Selon un rapport récemment publié par la Fondation Friedrich-Ebert (FES), l’insécurité fait partie des préoccupations d’un grand nombre de Maliens, outre le chômage des jeunes et la lutte contre la pauvreté.

 

Le jeudi 12 mars 2020, le bureau Mali de la Fondation Friedrich-Ebert (FES) a rendu public son rapport intitulé « Que pensent les Malien (ne) s ? ». Il s’agit d’une enquête d’opinion qui vise à recueillir les perceptions de la population sur les grandes questions d’intérêt nationales. Elle a été réalisée dans toutes les capitales régionales et le district de Bamako, entre le 12 et le 26 novembre 2019.

Au total, l’étude a concerné 2186 personnes âgées d’au moins 18 ans. Il ressort que les principaux défis pour les Maliens sont  l’insécurité, la lutte contre le chômage des jeunes et la lutte contre la pauvreté. La quasi-moitié de la population estime que ce sont les défis majeurs qu’il faut résoudre.

L’insécurité au cœur des préoccupations

Une grande majorité de Maliens (50,2%) est préoccupée par l’insécurité grandissante. Cette anxiété se fait sentir sur toute l’étendue du territoire national. A Gao, Tombouctou et Ménaka, plus de la moitié de la population estime que la situation sécuritaire s’est dégradée. Le Centre (Mopti), épicentre des conflits locaux, et le district de Bamako ne sont pas épargnées par cette insécurité galopante.

En ce qui concerne les actions des troupes étrangères sur le sol malien, respectivement 78% et 79%  des personnes interrogées se disent insatisfaits de la Mission multidimensionnelle intégrée des Nations unies pour la stabilisation au Mali (Minusma) et la force française de lutte contre le terrorisme au Sahel (Barkhane).

Par contre 92% des citoyens interrogés dans le cadre de l’étude font confiance aux forces de défense et sécurité dans la lutte contre l’insécurité.
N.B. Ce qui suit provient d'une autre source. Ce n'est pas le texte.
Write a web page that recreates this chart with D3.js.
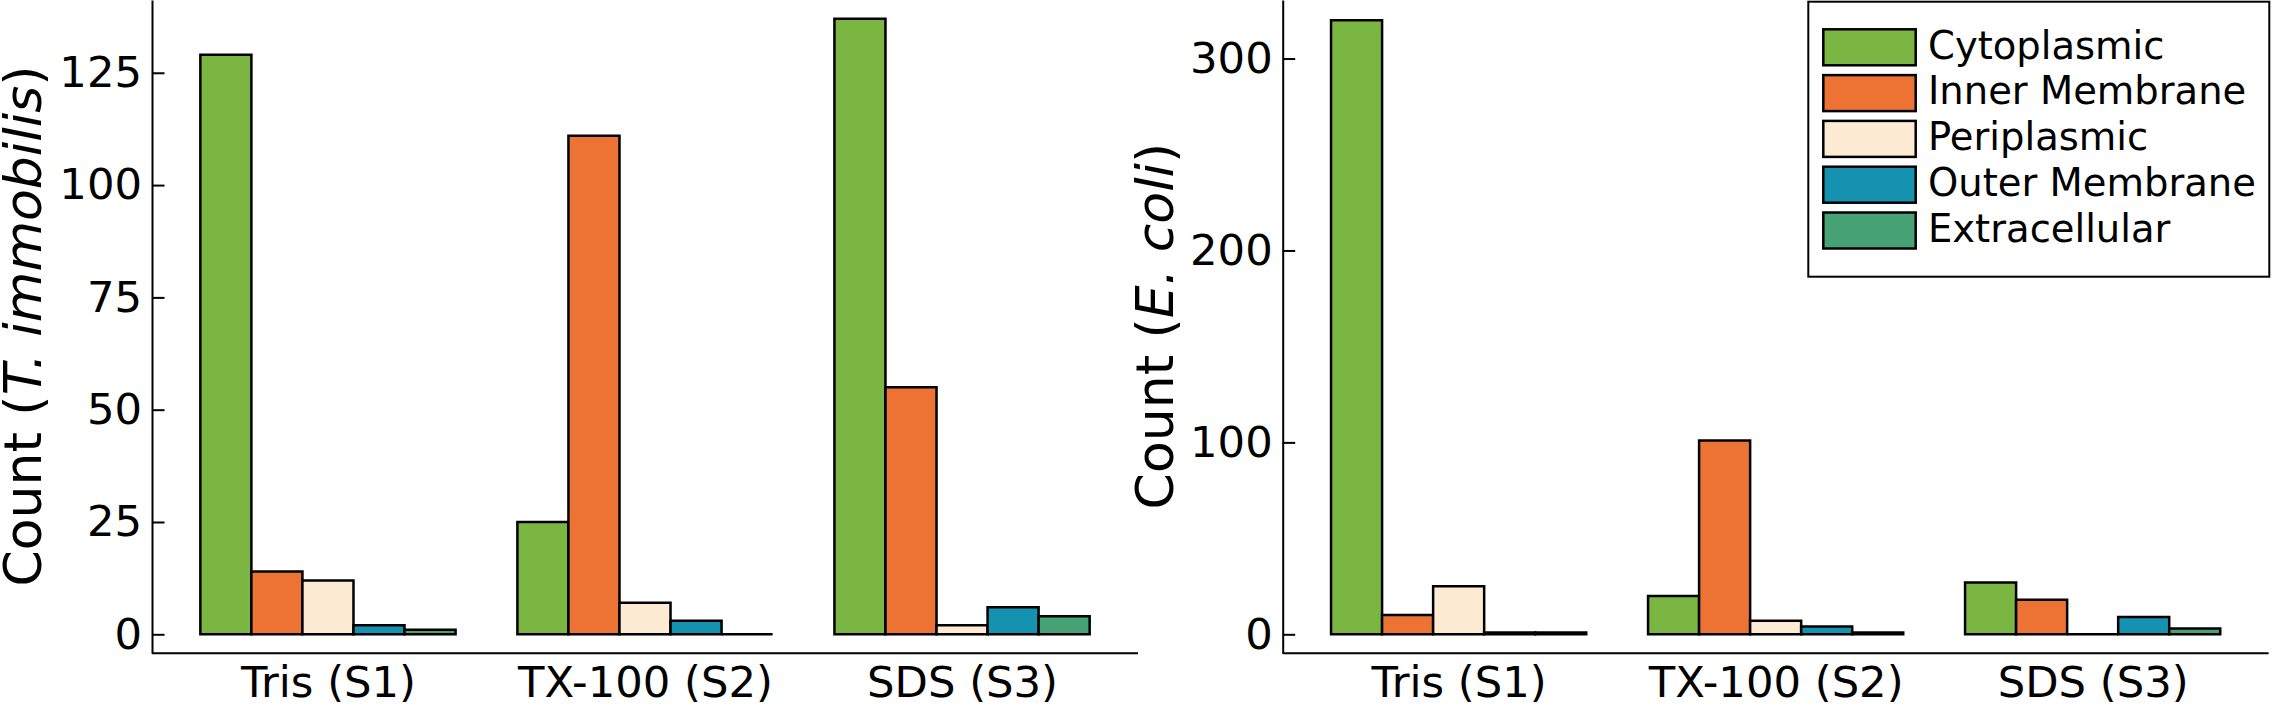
<!DOCTYPE html>
<meta charset="utf-8">

<style type="text/css">
body {
  margin: 0;
  background: #fff;
}
svg text {
  font-family: "DejaVu Sans", sans-serif;
  fill: #000;
}
.axis path, .axis line {
  stroke: #000;
  stroke-width: 2;
}
.bar {
  stroke: #000;
  stroke-width: 2.5;
}
</style>

<body>
  <div id="chart"></div>
</body>

<script src="https://d3js.org/d3.v7.min.js"></script>
<script>
// treatments along the x axis and the subcellular locations (one bar each)
var treatments = ["Tris (S1)", "TX-100 (S2)", "SDS (S3)"];
var locations = ["Cytoplasmic", "Inner Membrane", "Periplasmic", "Outer Membrane", "Extracellular"];
var colors = ["#7cb642", "#ed7335", "#fdead3", "#1592b0", "#47a376"];

// counts per treatment, in the order of locations
var immobilisCounts = [
  [129, 14, 12, 2, 1],
  [25, 111, 7, 3, 0],
  [137, 55, 2, 6, 4]
];
var coliCounts = [
  [320, 10, 25, 1, 1],
  [20, 101, 7, 4, 1],
  [27, 18, 0, 9, 3]
];

var immobilisTicks = [0, 25, 50, 75, 100, 125];
var coliTicks = [0, 100, 200, 300];

var W = 2275, H = 708;
var barW = 0.161;

var svg = d3.select("#chart").append("svg")
    .attr("width", W)
    .attr("height", H);

function drawPanel(counts, ticks, yDomain, left, right, labelX, species) {
  var xScale = d3.scaleLinear()
      .domain([-0.555, 2.555])
      .range([left, right]);
  var yScale = d3.scaleLinear()
      .domain(yDomain)
      .range([653.3, 0]);

  var g = svg.append("g");

  // bars, drawn as paths so zero-height bars still show their edge
  counts.forEach(function(row, i) {
    row.forEach(function(v, j) {
      var x0 = xScale(i + (j - 2.5) * barW);
      var x1 = xScale(i + (j - 1.5) * barW);
      var y0 = yScale(0), y1 = yScale(v);
      g.append("path")
          .attr("class", "bar")
          .attr("fill", colors[j])
          .attr("d", "M" + x0 + "," + y0 + "H" + x1 + "V" + y1 + "H" + x0 + "Z");
    });
  });

  // y axis with inward ticks
  g.append("g")
      .attr("class", "axis")
      .attr("transform", "translate(" + left + ",0)")
      .call(d3.axisLeft(yScale).tickValues(ticks).tickSizeInner(-12.5).tickSizeOuter(0).tickPadding(10))
      .selectAll("text")
      .style("font-size", "43.3px");

  // x axis, no tick marks
  var xa = g.append("g")
      .attr("class", "axis")
      .attr("transform", "translate(0,653.3)")
      .call(d3.axisBottom(xScale).tickValues([0, 1, 2])
        .tickFormat(function(d) { return treatments[d]; })
        .tickSize(0).tickPadding(12.7));
  xa.selectAll("text").style("font-size", "43.3px");
  xa.select(".domain").attr("d", "M" + left + ",0H" + right);

  // y label with the species name in italics
  var lab = g.append("text")
      .attr("transform", "translate(" + labelX + ",326) rotate(-90)")
      .attr("text-anchor", "middle")
      .style("font-size", "52px");
  lab.append("tspan").text("Count (");
  lab.append("tspan").style("font-style", "italic").text(species);
  lab.append("tspan").text(")");
}

drawPanel(immobilisCounts, immobilisTicks, [-4.23, 141.2], 152, 1138, 41, "T. immobilis");
drawPanel(coliCounts, coliTicks, [-9.9, 330.5], 1282.7, 2268.6, 1173, "E. coli");

// legend in the right panel
var legend = svg.append("g");
legend.append("rect")
    .attr("x", 1808.3).attr("y", 1.7)
    .attr("width", 461).attr("height", 275)
    .attr("fill", "#fff")
    .attr("stroke", "#000")
    .attr("stroke-width", 2);

locations.forEach(function(name, i) {
  legend.append("rect")
      .attr("class", "bar")
      .attr("x", 1823.3).attr("y", 29.3 + i * 45.8)
      .attr("width", 92.4).attr("height", 36)
      .attr("fill", colors[i]);
  legend.append("text")
      .attr("x", 1928).attr("y", 58.5 + i * 45.8)
      .style("font-size", "38.5px")
      .text(name);
});
</script>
C’est seulement dans la région de Kidal, fief des groupes ex-indépendantistes que 66% des personnes sondées déclarent ne pas être satisfaits des forces de défense et de sécurité. Le principal reproche au niveau national fait à l’égard des FAMa est la corruption : 33% des citoyens estiment que l’armée est corrompue.

Nous pouvons aussi lire dans le rapport que 62% des personnes interrogées réfutent l’existence d’une crise inter ou intracommunautaire dans la région de Mopti. Ces personnes  sont surtout à Bamako (80,3%), à Koulikoro (79,7%) et à Gao (80%). Par contre, dans la région de Mopti, foyer des conflits locaux, 83% des enquêtés affirment l’existence d’une crise entre les communautés. Les causes de ces conflits sont relatives au foncier, affirme-t-on à Ségou (80,6%), Sikasso (59,2%) des personnes sondées.

La soif de justice

L’étude met en avant le besoin de justice pour les Maliens : « 93% de la population pensent importants les enquêtes et jugements sur les acteurs coupables de crimes et violences contre les populations dans la région », lit-on dans le rapport. Il est tout aussi important d’assainir l’institution judiciaire, un pilier essentiel pour le retour de la paix afin de favoriser l’installation d’un climat de confiance avec la population.

La justice est-elle corrompue ? Au moins 89% des citoyens répondent par l’affirmative. Il est aussi à noter que les procédures judiciaires sont largement méconnues par la population. Cette ignorance est criarde dans la région de Mopti où 98% des sondées disent ignorer les procédures judiciaires. Au niveau national, cette méconnaissance concerne 92,6% de la population.

Pour faciliter le retour de la paix et donner une porte de sortie  à ceux qui ont pris les armes contre la République, le gouvernement a initié une loi dite « Loi d’entente nationale ». Elle a été promulguée le 24 juillet 2019.   Selon le rapport, cette loi est quasiment méconnue dans les régions les plus durement touchées par les conflits. À Ségou et Mopti, plus de 90% des citoyens disent ignorer l’existence de la loi. Ce chiffre est de 99% à Kidal.

Cette étude de la Fondation Friedrich-Ebert (FES) est un excellent outil non seulement pour les pouvoirs publics, mais aussi pour les organisations de la société civile. Il permet de revoir les approches, d’ajuster les décisions politiques pour un meilleur résultat axé sur l’appréciation des citoyens et leur implication dans la gestion des affaires publiques.